Rawls makes the coon-hunting scenes exciting by throwing escalating obstacles Billy's way. After the coon uses a simple trick to throw off the dogs, it uses a more complicated trick. Just when we think the episode is over, the coon climbs the biggest tree in the forest. And when we think Billy has given up, his family helps him with support and food.
Chapter IX Summary:
By noon, Billy again gives up cutting down the tree. Grandpa arrives and teaches him how to make a scarecrow to keep the coon in the tree so Billy can get some rest at home. At dinner, Billy says he thinks the coon his dogs treed is a different one from the first one they chased; Grandpa agrees and explains how the coon did it. The family realizes that Old Dan has stayed by the tree overnight, and when Billy goes down to it, he sees that Little Ann did, too.

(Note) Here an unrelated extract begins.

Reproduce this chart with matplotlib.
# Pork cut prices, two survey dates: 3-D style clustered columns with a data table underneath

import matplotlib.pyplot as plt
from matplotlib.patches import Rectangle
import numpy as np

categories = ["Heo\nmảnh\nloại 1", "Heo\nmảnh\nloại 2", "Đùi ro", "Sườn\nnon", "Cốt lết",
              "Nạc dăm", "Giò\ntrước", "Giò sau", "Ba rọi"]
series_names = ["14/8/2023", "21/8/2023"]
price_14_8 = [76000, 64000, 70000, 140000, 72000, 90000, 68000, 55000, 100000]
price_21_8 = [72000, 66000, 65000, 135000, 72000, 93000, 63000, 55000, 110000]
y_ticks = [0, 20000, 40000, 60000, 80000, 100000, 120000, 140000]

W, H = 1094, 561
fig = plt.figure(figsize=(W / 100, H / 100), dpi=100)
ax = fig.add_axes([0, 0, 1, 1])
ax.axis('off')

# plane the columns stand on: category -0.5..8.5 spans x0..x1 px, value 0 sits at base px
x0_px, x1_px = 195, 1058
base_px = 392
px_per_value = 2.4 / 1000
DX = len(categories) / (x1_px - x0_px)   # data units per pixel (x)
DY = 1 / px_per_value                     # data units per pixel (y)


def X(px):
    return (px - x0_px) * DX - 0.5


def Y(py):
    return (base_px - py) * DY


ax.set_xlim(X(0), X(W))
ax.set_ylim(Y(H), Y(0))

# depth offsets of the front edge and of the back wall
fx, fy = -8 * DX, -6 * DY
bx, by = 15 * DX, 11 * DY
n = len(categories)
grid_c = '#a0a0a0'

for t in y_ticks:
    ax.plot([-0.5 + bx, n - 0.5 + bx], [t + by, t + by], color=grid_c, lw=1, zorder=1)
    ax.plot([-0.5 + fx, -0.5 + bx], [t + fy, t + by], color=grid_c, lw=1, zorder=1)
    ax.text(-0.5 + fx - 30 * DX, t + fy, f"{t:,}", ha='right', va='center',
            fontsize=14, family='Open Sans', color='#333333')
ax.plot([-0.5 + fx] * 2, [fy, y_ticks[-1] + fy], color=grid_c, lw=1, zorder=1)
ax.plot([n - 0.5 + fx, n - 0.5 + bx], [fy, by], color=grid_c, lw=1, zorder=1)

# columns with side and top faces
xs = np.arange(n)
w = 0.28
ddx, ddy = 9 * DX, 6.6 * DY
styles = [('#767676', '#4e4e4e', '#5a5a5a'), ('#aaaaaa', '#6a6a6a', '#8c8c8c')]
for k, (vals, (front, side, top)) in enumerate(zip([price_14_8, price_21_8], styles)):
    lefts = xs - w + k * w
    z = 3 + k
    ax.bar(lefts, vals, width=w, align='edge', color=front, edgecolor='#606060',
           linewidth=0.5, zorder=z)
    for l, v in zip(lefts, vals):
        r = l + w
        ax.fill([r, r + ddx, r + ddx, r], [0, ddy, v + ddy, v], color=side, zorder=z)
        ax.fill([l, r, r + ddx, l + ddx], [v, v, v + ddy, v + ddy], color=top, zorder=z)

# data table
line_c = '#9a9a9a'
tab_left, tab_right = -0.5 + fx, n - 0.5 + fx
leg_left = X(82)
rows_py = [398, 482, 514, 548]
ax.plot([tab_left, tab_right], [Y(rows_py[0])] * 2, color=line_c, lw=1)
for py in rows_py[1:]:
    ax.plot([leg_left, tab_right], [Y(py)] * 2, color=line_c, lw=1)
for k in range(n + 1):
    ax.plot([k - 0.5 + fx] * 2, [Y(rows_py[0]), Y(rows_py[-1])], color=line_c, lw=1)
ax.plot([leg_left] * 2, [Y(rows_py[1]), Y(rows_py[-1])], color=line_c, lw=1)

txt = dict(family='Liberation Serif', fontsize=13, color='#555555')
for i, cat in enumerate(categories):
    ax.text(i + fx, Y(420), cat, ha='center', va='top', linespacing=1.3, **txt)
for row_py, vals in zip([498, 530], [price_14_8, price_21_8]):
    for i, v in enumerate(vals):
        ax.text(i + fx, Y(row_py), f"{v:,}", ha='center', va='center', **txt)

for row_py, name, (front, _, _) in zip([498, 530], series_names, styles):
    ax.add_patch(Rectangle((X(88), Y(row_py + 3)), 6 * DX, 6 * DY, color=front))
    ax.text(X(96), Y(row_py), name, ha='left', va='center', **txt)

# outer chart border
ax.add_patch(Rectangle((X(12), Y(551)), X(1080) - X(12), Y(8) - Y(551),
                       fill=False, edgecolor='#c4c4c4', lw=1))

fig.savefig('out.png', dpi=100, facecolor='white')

Billy chops the tree, and by afternoon he has terrible blisters. He wants to give up, but he prays to God to give him the strength to finish the job. A breeze blows and the tree topples. The coon runs out and Little Ann grabs the coon, which viciously attacks her. Old Dan helps her, and the coon is soon dead.
Billy returns home triumphantly. He tells Papa about the wind and how it only hit the big tree. He believes God helped him again.
Analysis:
Grandpa speaks about the "'determination and will power'" involved in cutting down a big tree. Although Billy does not fully heed his words, he does exemplify determination and will power time and again. So do his dogs - Old Dan and Little Ann are tenacious, and will not leave the coon up in the tree.
Billy again credits God with helping him, here by cutting down the tree. All the mystical aid he and the dogs receive foreshadows the great mystical event at the end of the novel.
Chapter X Summary:
Mama makes Billy a cap out of his first coon hide. He hunts every night, and his dogs prove excellent hunters. Billy turns the money he earns from the hides over to his father. When he gives the hides to Grandpa, Grandpa always notes something down on a piece of paper, though he doesn't explain why. On Saturdays, Billy swaps hunting stories with other hunters. The hunters make fun of his dogs, but know Little Ann and Old Dan are the best.
Billy discovers Old Dan will not hunt if he is not with Little Ann. Little Ann becomes the favorite of Billy's sisters. Unfortunately, because of her small size, Little Ann cannot have puppies.
One night, while they hunt a boar coon, Little Ann saves Old Dan's life by alerting Billy to an underground muskrat den that Old Dan has trapped himself in. Another night, Old Dan himself gets caught up in a tree, and Billy has to use some ingenuity to get him down.
Analysis:
This short chapter describes the regular nature of Billy's hunting adventures. He is becoming an excellent hunter, as are his dogs. Little Ann continues to demonstrate her superior intelligence, while Old Dan shows how determined and strong he is. Like Billy, a boy among adult hunters, they are undersized but compensate with great will power and skill.
The narrative now becomes more episodic, meaning it is made up of episodes that do not really build up into each other, as the story did earlier when Billy's goal was to get his dogs. To make up for the episodic narrative, which risks becoming boring and repetitive, Rawls varies Billy's adventures and makes them increasingly difficult.
Rawls creates intrigue when he reveals that Grandpa takes notes on how many hides Billy skins. Billy ignores it, but the reader knows that Grandpa is cooking up something.